The network, it rightly believes, should be ‘for everyone’. A dedicated army of volunteers, wielding tape measures and mobile phone cameras like Ed and me, managed to size up all of these barriers on the 13,000-odd miles of network.
However, without funding, their removal takes time.
By December 2023 Sustrans, along with the landowners that own more than 97 per cent of the network, had removed 1,414 (9 per cent) of them.
Undoubtedly, more have been introduced elsewhere in the meantime – it’s a long, long game of whack-a-bollard. At this rate, the network should be barrier-free in 34 years.
In 2022, I started researching a book about the NCN (did I mention I’ve written a book?).
The NCN is, uniquely for a piece of national infrastructure, run by a charity, Sustrans, using millions of pounds worth of volunteer labour each year.
Unlike our road or rail networks, which enjoy multi-year funding settlements and bodies with the power and money to allow for strategic long-term planning, Sustrans waits each year for bits of departmental surplus.
Loose change. Most years, that never appears, but when it does, it arrives so late Sustrans faces a desperate scrabble to spend it before the end of the financial year.
Our latest five-year trunk roads settlement was £27.4 billion; by comparison, over five years, the NCN got £77m from the Department for Transport.

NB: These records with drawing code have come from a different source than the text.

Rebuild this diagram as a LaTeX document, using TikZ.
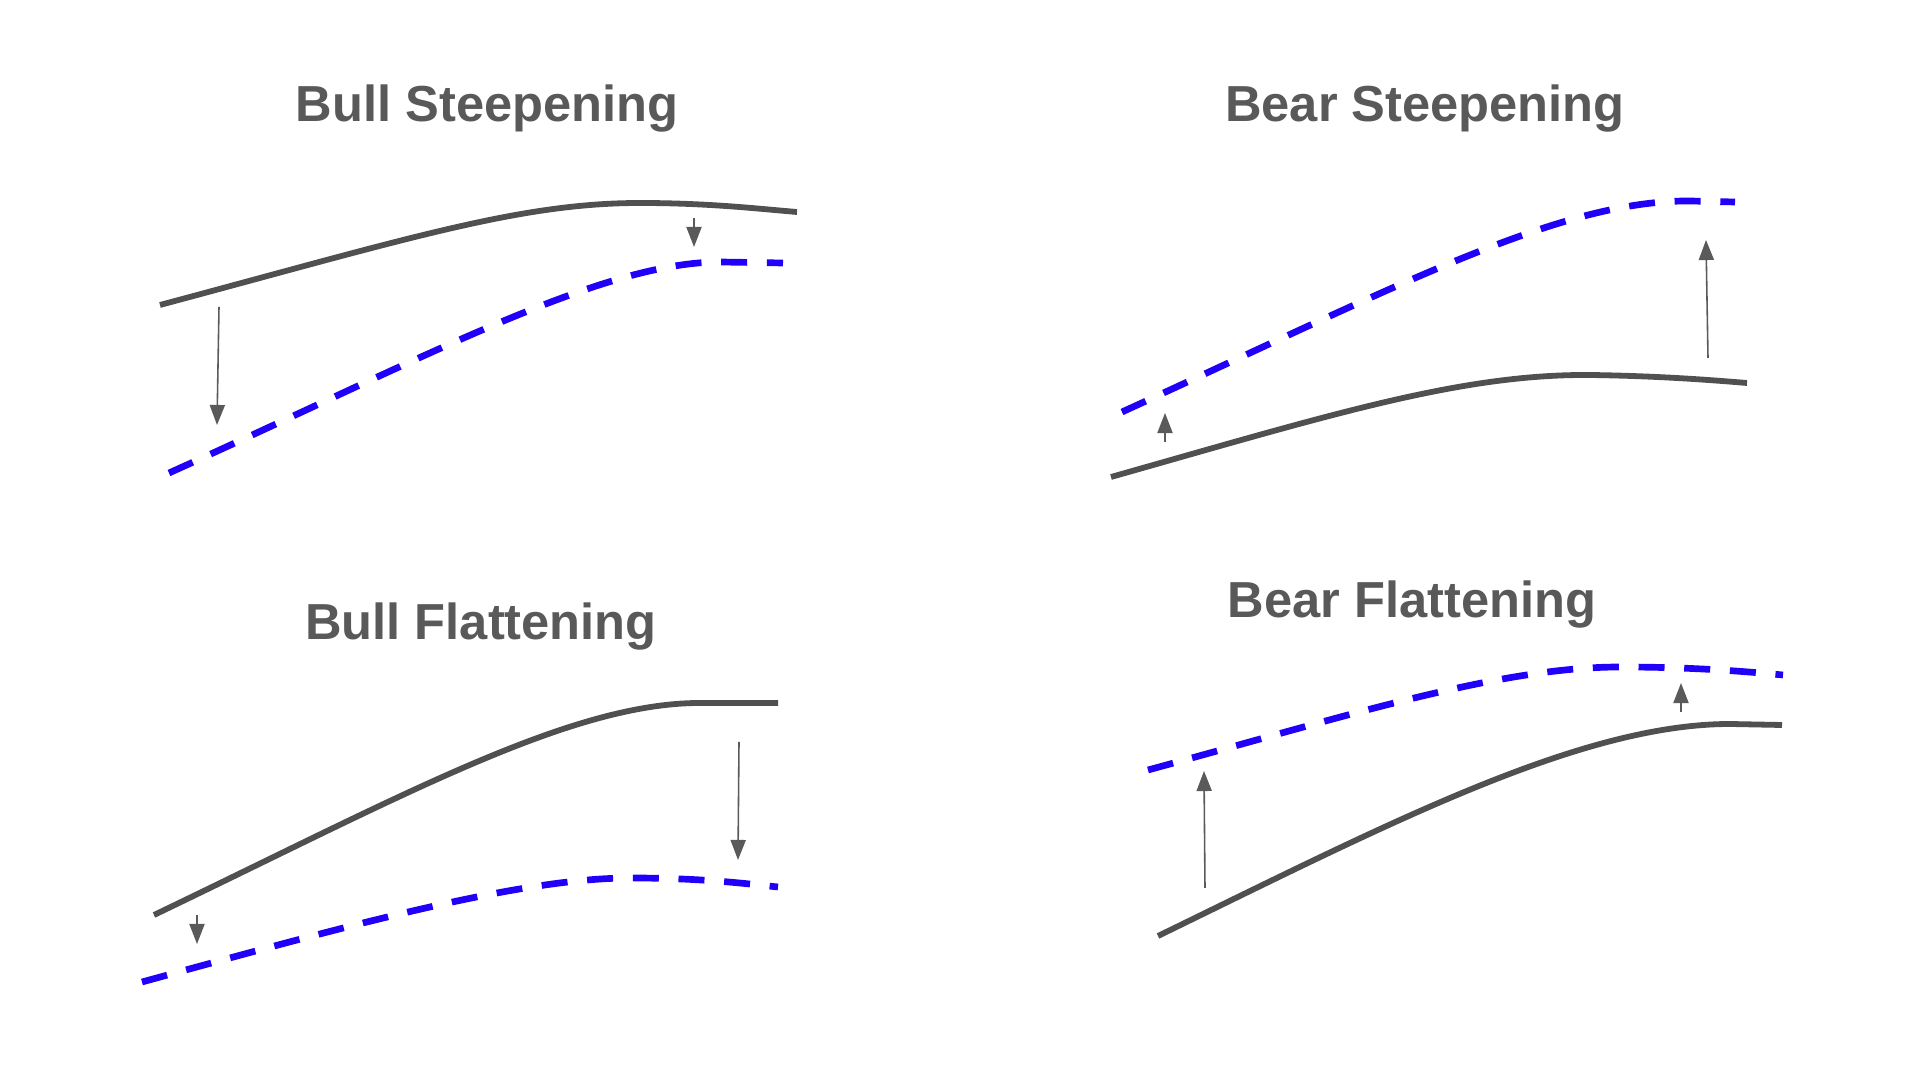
\documentclass[tikz,border=0pt]{standalone}
\usepackage{fontspec}
\setmainfont{Liberation Sans}
\usepackage{xcolor}
\usepackage{tikz}
\usetikzlibrary{positioning}
\usetikzlibrary{arrows.meta}
\definecolor{titlegray}{HTML}{595959}
\definecolor{curvegray}{HTML}{505050}
\definecolor{arrowgray}{HTML}{5A5A5A}
\definecolor{curveblue}{HTML}{2000F8}
\tikzstyle{oldcurve} = [draw=curvegray, line width=1.65pt]
\tikzstyle{newcurve} = [draw=curveblue, line width=1.9pt, dash pattern=on 7.4pt off 5.6pt]
\tikzstyle{moveedge} = [draw=arrowgray, line width=0.45pt, -{Triangle[length=5.7pt,width=4.3pt]}]
\tikzset{paneltitle/.style={anchor=base, inner sep=0pt, text=titlegray, font=\fontsize{14.4}{17}\selectfont\bfseries}}

\begin{document}
\begin{tikzpicture}[x=0.01cm, y=-0.01cm]

  \useasboundingbox (0,0) rectangle (1920,1080);

   \foreach \x/\y/\name/\label in {487/122/bullsteep/Bull Steepening, 1425/122/bearsteep/Bear Steepening, 481/640/bullflat/Bull Flattening, 1412/618/bearflat/Bear Flattening}
          \node[paneltitle] (\name) at (\x,\y) {\label};

  % bull steepening
  \draw[oldcurve] (160,305) .. controls (410,238) and (520,203) .. (640,203) .. controls (710,203) and (760,209) .. (797,212);
  \draw[newcurve] (169,473) .. controls (420,360) and (600,262) .. (720,262) -- (783,263);

  % bear steepening
  \draw[oldcurve] (1111,477) .. controls (1330,415) and (1460,374) .. (1590,375) .. controls (1660,376) and (1710,380) .. (1747,383);
  \draw[newcurve] (1122,412) .. controls (1400,285) and (1560,200) .. (1690,201) -- (1735,202);

  % bull flattening
  \draw[oldcurve] (154,915) .. controls (404,795) and (570,703) .. (700,703) -- (778,703);
  \draw[newcurve] (142,982) .. controls (350,925) and (520,878) .. (630,878) .. controls (700,878) and (740,883) .. (778,887);

  % bear flattening
  \draw[oldcurve] (1158,936) .. controls (1388,824) and (1580,724) .. (1730,724) -- (1782,725);
  \draw[newcurve] (1148,770) .. controls (1350,715) and (1500,667) .. (1620,667) .. controls (1690,667) and (1740,671) .. (1783,675);

   \foreach \x/\y/\name in {219/307/s1, 217/425/t1, 694/218/s2, 694/247/t2, 1165/442/s3, 1165/413/t3, 1708/358/s4, 1706/240/t4,
                            197/915/s5, 197/944/t5, 739/742/s6, 738/860/t6, 1205/888/s7, 1204/771/t7, 1681/712/s8, 1681/683/t8}
          \coordinate (\name) at (\x,\y);

  \foreach \source/ \dest in {s1/t1, s2/t2, s3/t3, s4/t4, s5/t5, s6/t6, s7/t7, s8/t8}
         \path[moveedge] (\source) -- (\dest);

\end{tikzpicture}
\end{document}
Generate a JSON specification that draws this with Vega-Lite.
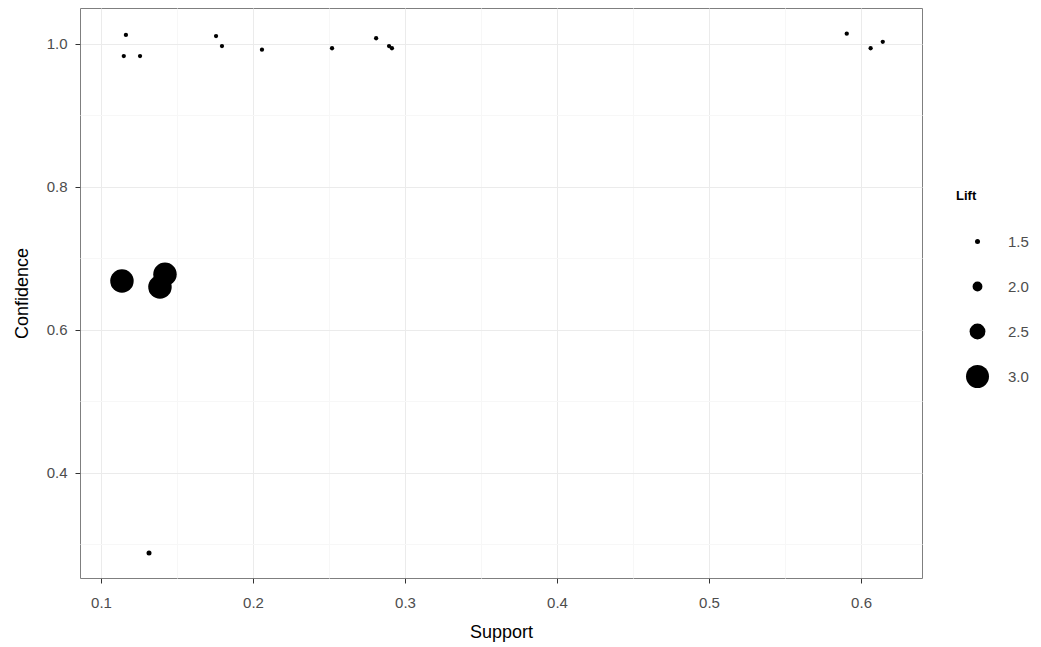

On a bar graph, side by side, the latter is barely visible.
Like many cyclists, I pointed the finger at Sustrans for its many failings – not just its bollards and chicanes, but its missing or damaged signs, its mud paths and routes on busy roads.
Cycling hundreds of miles of routes, from glorious Highland paths to sandy Cornish beaches, talking to people working on route development, changed my mind somewhat.
Sustrans needs money and power
Ultimately, Sustrans does an amazing job with what it has. That includes managing 3,200 volunteers, who dedicate a quarter of a million hours each year to maintaining the network.
Its paid staff, meanwhile, go beyond the call of duty, bringing communities together around cycle paths.
They have the skills and patience to work with anyone, from residents to officials, delivering paths to high standards, which people grow to love.
What it lacks, crucially, is the money and power of bodies such as National Highways, to shape it, and the NCN’s destiny.
In my year and a half of exploring the NCN and examining what makes it tick, I realised if we want to be a nation where cycling is an option for everyday journeys, and for leisure – for everyone – something needs to change.
Nations that have successfully delivered national cycle networks at pace have done so thanks to city, regional and national governments coming together to lead and fund the development of that network.
If we want a golden age of cycling, this is the kind of commitment we need. Because, wonderful as they are, volunteers with tape measures just aren’t enough.